5. Bij de vaststelling van de hoogte van het inkomen, bedoeld in het eerste lid sub a, wordt een inkomstenvrijlating als bedoeld in artikel 31 lid 2 sub o buiten beschouwing gelaten;
6. Bij de vaststelling van de hoogte van het inkomen bedoeld in het eerste lid sub a, wordt een premie buiten beschouwing gelaten.
7. Indien in de periode van 60 maanden als bedoeld in lid 1 sub a sprake is van een opleiding als bedoeld in de WTOS of studie op basis waarvan men aanspraak kan maken op WSF dan wordt die periode verlengd met de periode van studie.
Artikel 4 Inkomsten uit arbeid
In afwijking van het gestelde in artikel 3 lid 1 sub a worden inkomsten uit arbeid buiten beschouwing gelaten voor zover deze lager zijn dan € 1.500,- netto per jaar.
Bij overschrijding van dit bedrag tellen de inkomsten uit arbeid volledig mee voor de vaststelling van de hoogte van het inkomen zoals bedoeld in artikel 3 lid 1 sub a.
Artikel 5 Ingangsdatum langdurigheidstoeslag
Paragraaf 4 Uitsluitingsgronden
Artikel 6. Uitsluitingsgronden
1. Geen langdurigheidstoeslag wordt verstrekt aan:
a. aan wie rechtens zijn vrijheid is ontnomen;
b. studerenden die op grond van hun studie aanspraak kunnen maken op WSF dan wel op een tegemoetkoming als bedoeld in de WTOS;
c. degene die recht heeft op een premie welke betrekking heeft op een tijdvak gelegen drie maanden of langer voor de peildatum.
2. Indien toepassing is gegeven aan sub c van het voorgaande lid bedraagt de periode van uitsluiting 12 maanden na de periode als bedoeld in artikel 3 lid 1 sub a.

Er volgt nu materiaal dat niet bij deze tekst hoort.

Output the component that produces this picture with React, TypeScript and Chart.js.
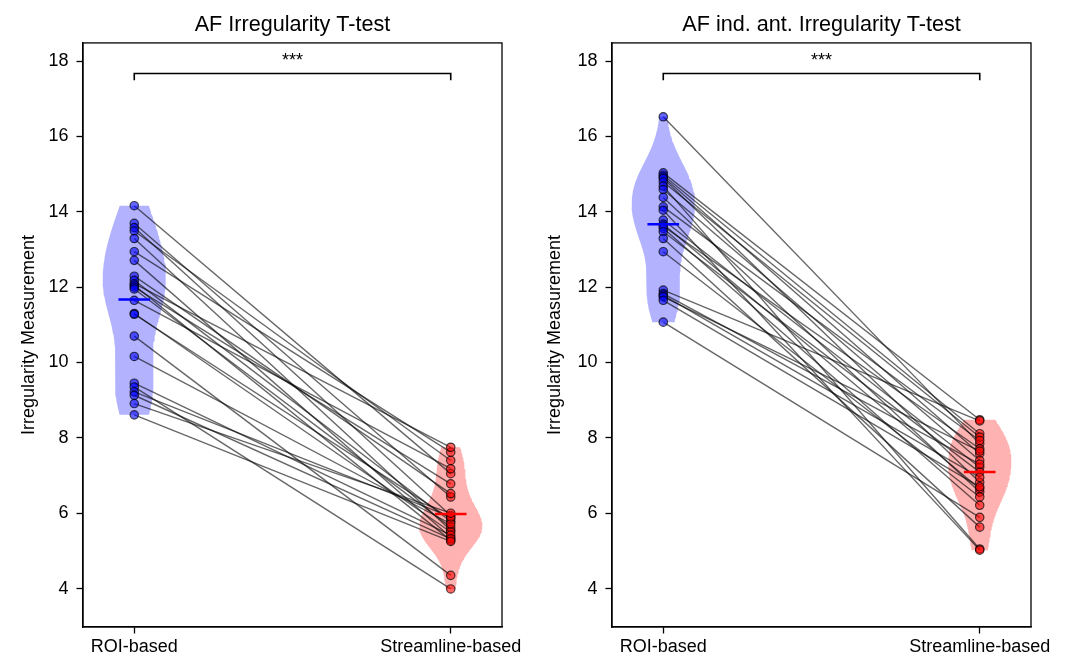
import React, { useEffect, useRef } from "react";
import { Chart, registerables } from "chart.js";
Chart.register(...registerables);

const FONT = '"Liberation Sans", Arial, Helvetica, sans-serif';

const categories = ["ROI-based", "Streamline-based"];
const yTickValues = [4, 6, 8, 10, 12, 14, 16, 18];
const titles = ["AF Irregularity T-test", "AF ind. ant. Irregularity T-test"];
const yAxisTitle = "Irregularity Measurement";

// Panel 1: AF (paired values, same index = same subject)
const afRoi = [14.16, 13.69, 13.58, 13.49, 13.29, 12.94, 12.71, 12.29, 12.18, 12.09, 12.05, 12.0,
  11.95, 11.65, 11.3, 11.28, 10.7, 10.16, 9.45, 9.35, 9.22, 9.13, 8.91, 8.61];
const afStream = [7.05, 6.43, 5.94, 7.4, 5.55, 7.62, 5.36, 6.52, 5.78, 7.75, 5.28, 6.78,
  5.63, 7.18, 5.5, 5.85, 4.35, 5.72, 5.42, 3.99, 5.9, 5.32, 6.0, 5.25];
const afMeans = [11.67, 5.98];

// Panel 2: AF ind. ant.
const antRoi = [16.52, 15.03, 14.97, 14.92, 14.88, 14.79, 14.68, 14.59, 14.38, 14.13, 14.04, 13.78,
  13.67, 13.62, 13.56, 13.47, 13.29, 12.94, 11.92, 11.83, 11.78, 11.74, 11.65, 11.07];
const antStream = [7.84, 8.48, 8.11, 7.58, 6.82, 8.02, 5.05, 7.4, 6.56, 7.93, 5.02, 7.22,
  6.65, 7.71, 6.21, 7.09, 5.63, 6.43, 8.45, 7.3, 6.95, 7.65, 6.7, 5.89];
const antMeans = [13.67, 7.09];

const sigLabel = "***";
const sigBarY = 17.67;
const sigTickY = 17.49;
const yMin = 2.98;
const yMax = 18.48;
const xMin = -0.162;
const xMax = 1.162;

function violinOutline(values: number[], pos: number, halfWidth = 0.1, n = 100) {
  const N = values.length;
  const mean = values.reduce((a, b) => a + b, 0) / N;
  const sd = Math.sqrt(values.reduce((a, b) => a + (b - mean) ** 2, 0) / (N - 1));
  const bw = sd * Math.pow(N, -1 / 5);
  const lo = Math.min(...values);
  const hi = Math.max(...values);
  const ys: number[] = [];
  const ds: number[] = [];
  for (let i = 0; i < n; i++) {
    const y = lo + ((hi - lo) * i) / (n - 1);
    ys.push(y);
    let d = 0;
    for (const v of values) d += Math.exp(-0.5 * ((y - v) / bw) ** 2);
    ds.push(d);
  }
  const m = Math.max(...ds);
  const right = ys.map((y, i) => ({ x: pos + (halfWidth * ds[i]) / m, y }));
  const left = ys.map((y, i) => ({ x: pos - (halfWidth * ds[i]) / m, y })).reverse();
  return [...right, ...left, right[0]];
}

function buildDatasets(roi: number[], stream: number[], means: number[]) {
  const ds: any[] = [];
  means.forEach((m, i) => {
    ds.push({
      type: "line",
      data: [{ x: i - 0.05, y: m }, { x: i + 0.05, y: m }],
      borderColor: i === 0 ? "#0000ff" : "#ff0000",
      borderWidth: 2.5,
      pointRadius: 0,
      fill: false,
      order: -1,
    });
  });
  ds.push({
    type: "scatter",
    data: roi.map((v) => ({ x: 0, y: v })),
    backgroundColor: "rgba(0,0,255,0.6)",
    borderColor: "rgba(0,0,0,0.7)",
    borderWidth: 1.2,
    pointRadius: 4.2,
    order: 0,
  });
  ds.push({
    type: "scatter",
    data: stream.map((v) => ({ x: 1, y: v })),
    backgroundColor: "rgba(255,0,0,0.6)",
    borderColor: "rgba(0,0,0,0.7)",
    borderWidth: 1.2,
    pointRadius: 4.2,
    order: 0,
  });
  roi.forEach((r, i) => {
    ds.push({
      type: "line",
      data: [{ x: 0, y: r }, { x: 1, y: stream[i] }],
      borderColor: "rgba(0,0,0,0.6)",
      borderWidth: 1.4,
      pointRadius: 0,
      fill: false,
      order: 1,
    });
  });
  ds.push({
    type: "line",
    data: [{ x: 0, y: sigTickY }, { x: 0, y: sigBarY }, { x: 1, y: sigBarY }, { x: 1, y: sigTickY }],
    borderColor: "#000",
    borderWidth: 1.6,
    pointRadius: 0,
    fill: false,
    order: 1,
  });
  ds.push({
    type: "line",
    data: violinOutline(roi, 0),
    borderWidth: 0,
    borderColor: "rgba(0,0,0,0)",
    backgroundColor: "rgba(0,0,255,0.3)",
    fill: "shape",
    pointRadius: 0,
    tension: 0,
    order: 2,
  });
  ds.push({
    type: "line",
    data: violinOutline(stream, 1),
    borderWidth: 0,
    borderColor: "rgba(0,0,0,0)",
    backgroundColor: "rgba(255,0,0,0.3)",
    fill: "shape",
    pointRadius: 0,
    tension: 0,
    order: 2,
  });
  return ds;
}

const framePlugin = {
  id: "frame",
  afterDraw(chart: any) {
    const { ctx, chartArea } = chart;
    const { left, top, right, bottom } = chartArea;
    ctx.save();
    ctx.strokeStyle = "#000";
    ctx.lineWidth = 1.3;
    ctx.strokeRect(left, top, right - left, bottom - top);
    ctx.restore();
  },
};

const sigTextPlugin = {
  id: "sigText",
  afterDatasetsDraw(chart: any) {
    const { ctx, scales } = chart;
    const x = scales.x.getPixelForValue(0.5);
    const y = scales.y.getPixelForValue(sigBarY) - 7;
    ctx.save();
    ctx.fillStyle = "#000";
    ctx.font = `18px ${FONT}`;
    ctx.textAlign = "center";
    ctx.textBaseline = "alphabetic";
    ctx.fillText(sigLabel, x, y);
    ctx.restore();
  },
};

const panelLayout = [
  { axisWidth: 83, padRight: 31, ytPad: 18 },
  { axisWidth: 79, padRight: 35, ytPad: 11 },
];

function makeConfig(idx: number): any {
  const roi = idx === 0 ? afRoi : antRoi;
  const stream = idx === 0 ? afStream : antStream;
  const means = idx === 0 ? afMeans : antMeans;
  const L = panelLayout[idx];
  return {
    type: "scatter",
    data: { datasets: buildDatasets(roi, stream, means) },
    options: {
      responsive: false,
      animation: false,
      devicePixelRatio: 1,
      layout: { padding: { left: 0, right: L.padRight, top: 0, bottom: 0 } },
      plugins: {
        legend: { display: false },
        tooltip: { enabled: false },
        title: {
          display: true,
          text: titles[idx],
          fullSize: false,
          color: "#000",
          font: { size: 21.6, family: FONT, weight: "normal" },
          padding: { top: 12, bottom: 5 },
        },
      },
      scales: {
        x: {
          type: "linear",
          min: xMin,
          max: xMax,
          afterBuildTicks: (s: any) => {
            s.ticks = categories.map((_, i) => ({ value: i }));
          },
          afterFit: (s: any) => {
            s.height = 30;
          },
          ticks: {
            callback: (v: any) => categories[v] ?? "",
            color: "#000",
            font: { size: 18, family: FONT },
            padding: 3,
            maxRotation: 0,
            autoSkip: false,
          },
          grid: {
            display: true,
            drawOnChartArea: false,
            drawTicks: true,
            tickLength: 6.5,
            tickWidth: 1.3,
            tickColor: "#000",
          },
          border: { display: true, color: "#000", width: 1.3 },
        },
        y: {
          type: "linear",
          min: yMin,
          max: yMax,
          afterBuildTicks: (s: any) => {
            s.ticks = yTickValues.map((v) => ({ value: v }));
          },
          afterFit: (s: any) => {
            s.width = L.axisWidth;
          },
          ticks: {
            color: "#000",
            font: { size: 18, family: FONT },
            padding: 8,
          },
          grid: {
            display: true,
            drawOnChartArea: false,
            drawTicks: true,
            tickLength: 6.5,
            tickWidth: 1.3,
            tickColor: "#000",
          },
          border: { display: true, color: "#000", width: 1.3 },
          title: {
            display: true,
            text: yAxisTitle,
            color: "#000",
            font: { size: 18, family: FONT },
            padding: { top: L.ytPad, bottom: 0 },
          },
        },
      },
    },
    plugins: [framePlugin, sigTextPlugin],
  };
}

function Panel({ idx, left }: { idx: number; left: number }) {
  const ref = useRef<HTMLCanvasElement | null>(null);
  useEffect(() => {
    if (!ref.current) return;
    const chart = new Chart(ref.current, makeConfig(idx));
    return () => chart.destroy();
  }, [idx]);
  return (
    <canvas
      ref={ref}
      width={533}
      height={657}
      style={{ position: "absolute", left, top: 0, width: 533, height: 657 }}
    />
  );
}

export default function App() {
  return (
    <div
      style={{
        position: "absolute",
        left: 0,
        top: 0,
        width: 1066,
        height: 657,
        background: "#fff",
        overflow: "hidden",
      }}
    >
      <Panel idx={0} left={0} />
      <Panel idx={1} left={533} />
    </div>
  );
}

Artikel 7. Hoogte Langdurigheidstoeslag
1. De langdurigheidstoeslag bedraagt voor gehuwden € 486,-, voor een alleenstaande ouder € 436,- en voor een alleenstaande € 341,- per jaar.
2. De bedragen genoemd in het eerste lid van dit artikel worden vanaf 2009 jaarlijks gecorrigeerd met de algemene prijsstijging voor goederen en diensten met een afronding op € 1,- naar boven.
3. Het college kan, de bedragen genoemd in het eerste lid, voor één of meerdere kalenderjaren wijzigen. Tevens kan de raad of het college besluiten de indexering als bedoeld in het vorige lid niet toe te passen voor één of meerdere kalenderjaren.
Het college kan met betrekking tot de uitvoering van deze verordening nadere regels stellen.
Deze verordening kan worden aangehaald als: Verordening Langdurigheidstoeslag gemeente Eindhoven.
Deze verordening treedt in werking met ingang van de datum waarop het gewijzigde artikel 36 WWB in werking treedt.